Ariadne auf Naxos is concerned with this question, but it’s even more interested in its opposite. When we fall in love again after getting our hearts broken, where does the pain go? If suffering is as fleeting as love, if one can be replaced by another in a moment, how do we properly honor each?

With that final aside, Ariadne, the character, makes her strongest argument for the necessity of the tragic mode, one that isn’t fully erased by Zerbinetta’s final reappearance. Each lover may be the death of the old, but that doesn’t mean we cried for nothing.

Suffering that is as divine as it is pathetic, sincere as it is silly, that’s what Ariadne wants for us.

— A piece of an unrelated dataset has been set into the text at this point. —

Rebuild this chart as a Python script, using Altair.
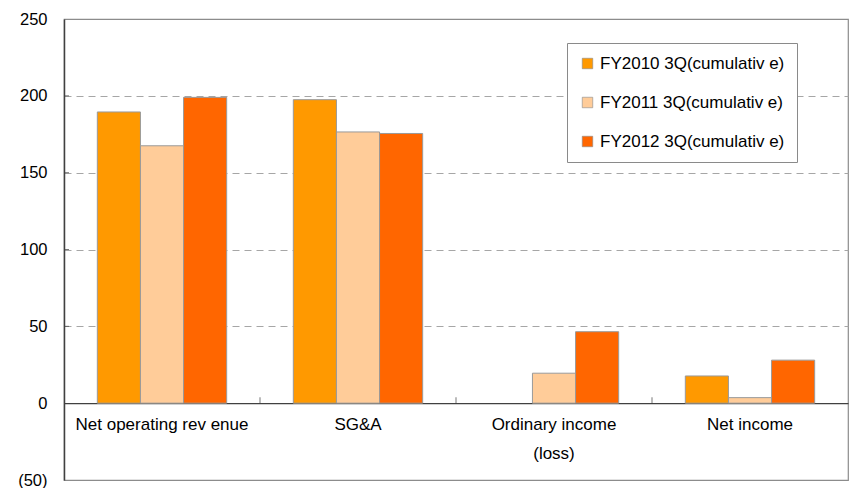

When it careens between slapstick and high tragedy, Ariadne dramatizes the conflicting emotions of modern, real-life heartbreak better than any other opera I know by approaching these fundamentally youthful attitudes (“I’ll never love again! I won’t live through this humiliation!”) with love as well as sardonic humor. Love morphs and changes, if wavering in its object, unwavering in its existence.

Through it, I’m reminded of the power of opera as a form, the unique way it gives space to huge feelings and acts as a monument to being heartbroken. Ariadne dramatizes not only the cyclical nature of heartbreak and renewal, but also the experience of going to the opera. In Ariadne, I see my own loneliness and heartbreak magnified, made heroic instead of mundane.

Whenever I’m sad, I go to the opera to feel it. Each wine-drenched weeping session over someone who didn’t love me at all, or, worse, didn’t love me enough, is ennobled. What makes Ariadne so special to me is the way that it’s able to hold the need to immortalize suffering in balance with its comedic impulses and wryly hopeful views about love and art, which is created in imperfect conditions by strange people and yet still has something meaningful to say.

Instead of seeking to reconcile the philosophies two leading ladies entirely, Strauss and Hoffmansthal find something infinitely more generous and let us have both. The end of Ariadne auf Naxos, both the opera and the opera within the opera, suggests futurity, leaving room for comedy and tragedy, idealism and irony. We’ve gone from A to Z, and now we’ll start again.